Mary Des Chene, Co-editor, Studies in Nepali History and Society
"The Wars in Nepal
"


 

April 7 - NOON
Location to be announced

David Washbrook, History, Oxford University, Director of the South Asian Studies Programme
M.A., Ph.D.
Reader in Modern South Asian History
St Antony's College

 

 


April 14 - NOON
206 Ingraham Hall

Dr. Georges Dreyfus Professor,
Department of Religion, Williams College

“Debate and Commentary in Tibetan Monastic Education”
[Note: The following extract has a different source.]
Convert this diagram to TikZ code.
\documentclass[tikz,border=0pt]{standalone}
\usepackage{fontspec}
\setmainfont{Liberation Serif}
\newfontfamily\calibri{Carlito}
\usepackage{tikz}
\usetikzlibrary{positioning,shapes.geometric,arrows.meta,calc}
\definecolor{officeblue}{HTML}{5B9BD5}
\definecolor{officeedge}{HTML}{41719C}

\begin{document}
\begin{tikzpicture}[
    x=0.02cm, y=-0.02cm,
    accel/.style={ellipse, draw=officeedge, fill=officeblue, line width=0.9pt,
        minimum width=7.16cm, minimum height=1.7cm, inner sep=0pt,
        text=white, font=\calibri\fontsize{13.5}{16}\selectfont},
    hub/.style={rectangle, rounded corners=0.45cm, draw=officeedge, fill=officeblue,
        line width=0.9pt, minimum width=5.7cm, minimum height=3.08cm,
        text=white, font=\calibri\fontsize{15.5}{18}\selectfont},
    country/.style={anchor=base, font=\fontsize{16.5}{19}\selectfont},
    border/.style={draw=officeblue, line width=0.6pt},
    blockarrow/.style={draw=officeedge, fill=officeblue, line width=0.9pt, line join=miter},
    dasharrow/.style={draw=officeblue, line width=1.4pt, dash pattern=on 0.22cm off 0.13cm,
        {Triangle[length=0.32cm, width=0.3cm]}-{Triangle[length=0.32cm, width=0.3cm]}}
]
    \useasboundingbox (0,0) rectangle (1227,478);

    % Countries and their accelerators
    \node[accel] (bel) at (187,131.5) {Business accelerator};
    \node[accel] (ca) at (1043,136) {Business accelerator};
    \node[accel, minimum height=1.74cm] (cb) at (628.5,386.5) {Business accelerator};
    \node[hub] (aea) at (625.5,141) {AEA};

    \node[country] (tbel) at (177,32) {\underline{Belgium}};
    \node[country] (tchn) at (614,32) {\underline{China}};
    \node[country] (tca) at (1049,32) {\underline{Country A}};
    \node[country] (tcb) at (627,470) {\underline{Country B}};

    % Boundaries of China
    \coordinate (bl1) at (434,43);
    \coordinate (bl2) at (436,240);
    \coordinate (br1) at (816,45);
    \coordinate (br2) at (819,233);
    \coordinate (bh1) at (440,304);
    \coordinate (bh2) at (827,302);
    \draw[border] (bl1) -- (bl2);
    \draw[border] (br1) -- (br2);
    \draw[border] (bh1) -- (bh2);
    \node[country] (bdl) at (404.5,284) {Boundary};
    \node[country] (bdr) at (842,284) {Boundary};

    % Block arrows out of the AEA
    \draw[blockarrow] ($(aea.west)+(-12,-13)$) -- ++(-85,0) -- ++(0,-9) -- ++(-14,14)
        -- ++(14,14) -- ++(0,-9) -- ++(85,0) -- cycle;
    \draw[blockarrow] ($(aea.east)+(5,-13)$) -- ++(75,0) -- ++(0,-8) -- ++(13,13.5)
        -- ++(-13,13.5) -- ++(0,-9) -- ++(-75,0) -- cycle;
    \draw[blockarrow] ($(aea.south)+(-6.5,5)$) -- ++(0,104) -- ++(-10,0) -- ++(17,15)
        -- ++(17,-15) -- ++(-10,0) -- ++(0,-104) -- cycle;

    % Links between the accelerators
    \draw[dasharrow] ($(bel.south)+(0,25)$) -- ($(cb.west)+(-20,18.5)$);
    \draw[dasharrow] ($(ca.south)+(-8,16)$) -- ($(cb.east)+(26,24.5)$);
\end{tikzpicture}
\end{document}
An expert in Buddhism, he was the first Westerner to earn the title of “Geshe,” the highest degree awarded by Tibetan Buddhist monastic universities and presented by the Dalai Lama himself. His latest book, “The Sound of Two Hands Clapping: The Education of a Tibetan Buddhist Monk” was published by the University of California Press in 2003. In addition to Tibetan Buddhism and Buddhist philosophy, his research interests include the study of religious intellectual practices, traditions, and identity in addition to post-colonial and cross-cultural studies. He received his baccalaureate at La Chaux-de-Fonds, Switzerland, and his Ph.D. in the history of religions from the University of Virginia.


Apr. 21 - NOON
206 Ingraham Hall

Dr. Kim Gutschow Visiting Assistant Professor,
Department of Religion, Williams College

“Being a Buddhist Nun: the Struggle for Enlightenment
in the Himalayas”

They may shave their heads, don simple robes, and renounce materialism and worldly desires. But the women seeking enlightenment in a Buddhist nunnery high in the folds of Himalayan Kashmir invariably find themselves subject to the tyrannies of subsistence, subordination, and sexuality. Ultimately, Buddhist monasticism reflects the very world it is supposed to renounce. Butter and barley prove to be as critical to monastic life as merit and meditation. Kim Gutschow lived for more than three years among these women, collecting their stories, observing their ways, studying their lives. Her book offers the first ethnography of Tibetan Buddhist society from the perspective of its nuns.